Probably their best shot at an available free-agent slugger is retaining Carlos Beltran. Though his slow start and hand injury limited his usefulness to the team in 2011, he also demonstrated his ability to carry a club offensively when he gets hot. If they can re-sign Beltran and add a true lead-off hitter, the team should perform significantly better offensively next season, assuming their key injured players also return to form.
For the Giants to improve in 2012, it's not so much a matter of obtaining new players, as it is staying healthy and putting guys in positions where they can realistically succeed. Andres Torres is not an effective lead-off hitter. He's much too impatient at the plate and although speedy, he lacks significant base-stealing abilities. His poor 2011 performance not withstanding, Aubrey Huff can hit and provide some power but not enough to bat third or fourth in the lineup.

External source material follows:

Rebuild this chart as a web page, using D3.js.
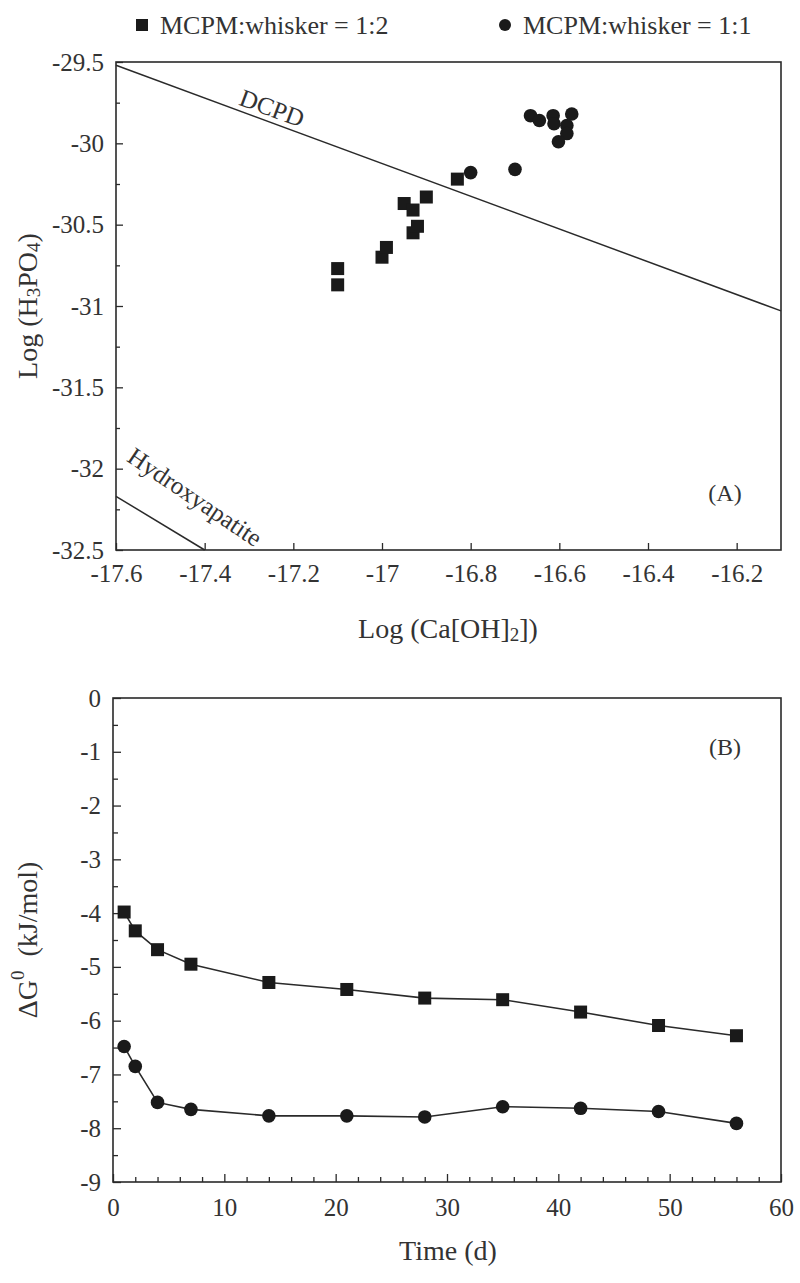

Though the lack of offense was at times maddening and even though the team didn't make the playoffs, as a season-ticket holder and fan, I still enjoyed the 2011 Giants season. It turned out being mostly a celebration of their magical 2010 Championship year. After waiting more than half a century for that to take place, taking another year to savor it was fine by me.
But what do you think? What are the Giants chances in 2012? What moves do you think they need to make? Let's talk baseball!